Um dia inverteremos a pergunta de Kennedy: “O que é que este país faz por nós?” E, se não nos perguntarmos isso, não merecemos sequer o direito à indignação

Das muitas mudanças radicais que o 25 de Abril nos trouxe — quase todas inevitáveis, tardias e bem-vindas — houve uma que foi sendo feita subterraneamente mas que aos poucos mudou também a estrutura do regime: a passagem do Estado Corporativo ao Estado das Corporações. O Estado Corporativo, inspirado no modelo social-fascista italiano, visava o controlo do mundo laboral, substituindo o sindicalismo livre e democrático pela sua integração numa amálgama de interesses opostos e naturalmente conflituantes, mas onde, sob a autoridade do poder político, patrões e trabalhadores viveriam supostamente no melhor e mais pacífico dos mundos. Após o 25 de Abril, o PCP, como em tudo o resto, ensaiou a preservação do controlo do Estado sobre o mundo laboral através da unicidade sindical e então em nome do invocado interesse exclusivo dos trabalhadores contra o capital. Essa foi a primeira separação de águas entre democratas e ditadores do proletariado após a Revolução, e devemos a Salgado Zenha a decisiva derrota dessa tentativa.
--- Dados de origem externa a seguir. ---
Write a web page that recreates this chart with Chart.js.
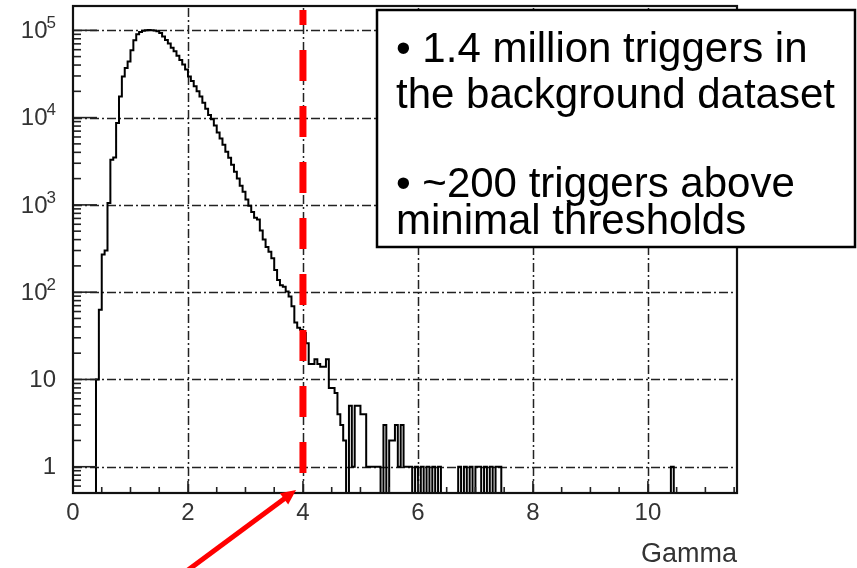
<!DOCTYPE html>
<html>
<head>
<meta charset="utf-8">
<script src="https://cdn.jsdelivr.net/npm/chart.js@4/dist/chart.umd.min.js"></script>
<style>
  html, body { margin: 0; padding: 0; background: #fff; }
  canvas { display: block; }
</style>
</head>
<body>
<canvas id="chart" width="857" height="568"></canvas>
<script>
// histogram: 0.05-wide bins, first bin starts at 0.40
const binWidth = 0.05;
const firstEdge = 0.40;
const counts = [
  10, 63, 270, 300, 1050, 3300, 3500, 8700, 17500, 29500,
  37000, 44000, 59000, 77000, 90000, 96000, 99000, 100000, 101000, 100500,
  99500, 97700, 93300, 85100, 77600, 70800, 63100, 57500, 51300, 45700,
  40700, 35500, 29500, 26300, 22900, 20000, 17400, 14800, 12600, 10700,
  9550, 8130, 6760, 5750, 4900, 4070, 3470, 2880, 2400, 2000,
  1660, 1410, 1150, 980, 830, 710, 680, 510, 400, 330,
  290, 245, 180, 138, 120, 115, 102, 89, 69, 45,
  39, 37, 34, 26, 15, 15, 17, 15, 14, 14,
  17, 8, 8, 7, 4, 3, 2, 0, 5, 1,
  5, 5, 4, 4, 1, 1, 1, 1, 1, 0,
  3, 0, 2, 2, 3, 1, 3, 1, 1, 1,
  0, 1, 0, 1, 0, 1, 0, 1, 0, 1,
  0, 0, 0, 0, 0, 0, 1, 0, 1, 0,
  1, 0, 1, 1, 0, 1, 0, 1, 0, 1,
  1, 0,
];
// lone entries far out in the tail
const tailEdges = [10.40];
const tailCounts = [1];

const xMin = 0;
const xMax = 11.55;
const yMin = 0.5;
const yMax = 1.9e5;
const xMajors = [0, 2, 4, 6, 8, 10];
const yMajors = [1, 10, 100, 1000, 10000, 100000];
const yExponents = ['', '', '2', '3', '4', '5'];
const cutGamma = 4;
const cutFloor = 0.85;
const noteLines = ['\u2022 1.4 million triggers in', 'the background dataset', '\u2022 ~200 triggers above', 'minimal thresholds'];

const FONT = '"Liberation Sans", Arial, Helvetica, sans-serif';

const floorOf = (c) => (c > 0 ? c : yMin);
const points = [{ x: xMin, y: yMin }];
counts.forEach((c, i) => points.push({ x: firstEdge + i * binWidth, y: floorOf(c) }));
points.push({ x: firstEdge + counts.length * binWidth, y: yMin });
tailEdges.forEach((edge, i) => {
  points.push({ x: edge, y: floorOf(tailCounts[i]) });
  points.push({ x: edge + binWidth, y: yMin });
});
points.push({ x: xMax, y: yMin });

const line = (ctx, x1, y1, x2, y2) => {
  ctx.beginPath();
  ctx.moveTo(x1, y1);
  ctx.lineTo(x2, y2);
  ctx.stroke();
};

const rootStyle = {
  id: 'rootStyle',
  beforeDatasetsDraw(chart) {
    const { ctx, chartArea: a, scales: { x, y } } = chart;
    ctx.save();
    ctx.strokeStyle = '#222';
    ctx.lineWidth = 1.5;
    ctx.setLineDash([9, 3, 2, 3]);
    yMajors.forEach((v) => {
      const py = Math.round(y.getPixelForValue(v)) + 0.5;
      line(ctx, a.left, py, a.right, py);
    });
    xMajors.filter((v) => v > xMin).forEach((v) => {
      const px = Math.round(x.getPixelForValue(v)) + 0.5;
      line(ctx, px, a.bottom, px, a.top);
    });
    ctx.restore();
  },
  afterDatasetsDraw(chart) {
    const { ctx, chartArea: a, scales: { x, y } } = chart;
    ctx.save();
    // threshold line
    const cx = x.getPixelForValue(cutGamma);
    ctx.strokeStyle = '#ff0000';
    ctx.lineWidth = 7;
    ctx.setLineDash([31, 25]);
    line(ctx, cx, y.getPixelForValue(cutFloor), cx, a.top + 4);
    ctx.setLineDash([]);

    // ticks
    ctx.strokeStyle = '#222';
    ctx.lineWidth = 1.6;
    for (let d = -1; d <= 5; d++) {
      for (let m = 1; m <= 9; m++) {
        const v = m * Math.pow(10, d);
        if (v < yMin || v > yMax) continue;
        const py = y.getPixelForValue(v);
        line(ctx, a.left, py, a.left + (m === 1 ? 24 : 8), py);
      }
    }
    for (let v = 0.5; v < xMax; v += 0.5) {
      const px = x.getPixelForValue(v);
      line(ctx, px, a.bottom, px, a.bottom - (v % 2 === 0 ? 12 : 6));
    }

    // frame
    ctx.strokeStyle = '#111';
    ctx.lineWidth = 2.2;
    ctx.strokeRect(a.left, a.top, a.right - a.left, a.bottom - a.top);

    // y labels: 10 with raised exponent
    ctx.fillStyle = '#333';
    ctx.textBaseline = 'middle';
    ctx.textAlign = 'right';
    yMajors.forEach((v, i) => {
      const py = y.getPixelForValue(v) + 1;
      const exp = yExponents[i];
      const right = a.left - 17;
      if (!exp) {
        ctx.font = '24px ' + FONT;
        ctx.fillText(String(v), right, py);
        return;
      }
      ctx.font = '17px ' + FONT;
      const ew = ctx.measureText(exp).width;
      ctx.fillText(exp, right, py - 8);
      ctx.font = '24px ' + FONT;
      ctx.fillText('10', right - ew + 1, py);
    });
    ctx.restore();
  },
  afterDraw(chart) {
    const { ctx, chartArea: a, scales: { x } } = chart;
    ctx.save();
    // note box
    ctx.fillStyle = '#fff';
    ctx.fillRect(377, 10, 478, 237);
    ctx.strokeStyle = '#000';
    ctx.lineWidth = 2.5;
    ctx.strokeRect(377, 10, 478, 237);
    ctx.fillStyle = '#000';
    ctx.font = '42px ' + FONT;
    ctx.textBaseline = 'alphabetic';
    [62, 108, 197, 234].forEach((by, i) => ctx.fillText(noteLines[i], 396, by));

    // arrow pointing at the cut
    const tipX = x.getPixelForValue(3.88);
    const tipY = a.bottom - 3;
    const tailX = tipX - 108;
    const tailY = tipY + 80;
    const ang = Math.atan2(tipY - tailY, tipX - tailX);
    const head = 15;
    ctx.strokeStyle = '#ff0000';
    ctx.fillStyle = '#ff0000';
    ctx.lineWidth = 5;
    line(ctx, tailX, tailY, tipX - Math.cos(ang) * (head - 2), tipY - Math.sin(ang) * (head - 2));
    ctx.beginPath();
    ctx.moveTo(tipX, tipY);
    ctx.lineTo(tipX - head * Math.cos(ang) + 7 * Math.sin(ang), tipY - head * Math.sin(ang) - 7 * Math.cos(ang));
    ctx.lineTo(tipX - head * Math.cos(ang) - 7 * Math.sin(ang), tipY - head * Math.sin(ang) + 7 * Math.cos(ang));
    ctx.closePath();
    ctx.fill();
    ctx.restore();
  },
};

new Chart(document.getElementById('chart'), {
  type: 'line',
  data: {
    datasets: [
      {
        data: points,
        stepped: 'before',
        borderColor: '#000',
        borderWidth: 2,
        pointRadius: 0,
        fill: false,
      },
    ],
  },
  options: {
    responsive: false,
    animation: false,
    devicePixelRatio: 1,
    layout: { padding: { top: 6, right: 120, left: 0, bottom: 0 } },
    plugins: { legend: { display: false }, tooltip: { enabled: false } },
    scales: {
      x: {
        type: 'linear',
        min: xMin,
        max: xMax,
        grid: { display: false, drawTicks: false },
        border: { display: false },
        afterBuildTicks: (scale) => { scale.ticks = xMajors.map((v) => ({ value: v })); },
        afterFit: (scale) => { scale.height = 75; },
        ticks: {
          padding: 6,
          maxRotation: 0,
          color: '#333',
          font: { family: FONT, size: 24 },
          callback: (v) => String(v),
        },
        title: {
          display: true,
          text: 'Gamma',
          align: 'end',
          color: '#333',
          font: { family: FONT, size: 27 },
          padding: { top: 0, bottom: -3 },
        },
      },
      y: {
        type: 'logarithmic',
        min: yMin,
        max: yMax,
        grid: { display: false, drawTicks: false },
        border: { display: false },
        afterBuildTicks: (scale) => { scale.ticks = yMajors.map((v) => ({ value: v })); },
        afterFit: (scale) => { scale.width = 73; },
        ticks: { display: false },
      },
    },
  },
  plugins: [rootStyle],
});
</script>
</body>
</html>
Porém, o “ano de todos os perigos”, entretanto decorrido, deixara marcas profundas nos espíritos e nas lutas populares e, acima de tudo, a fatal crença de que o Estado, se não tinha de regular tudo, tinha de resolver tudo e a tudo acorrer. E, com o 11 de Março de 1975, essa crença degenerou na febre das nacionalizações — de bancos a tinturarias, de siderurgias a oficinas automóveis — como solução milagrosa para toda a economia. E, claro, descambou na primeira falência do Estado.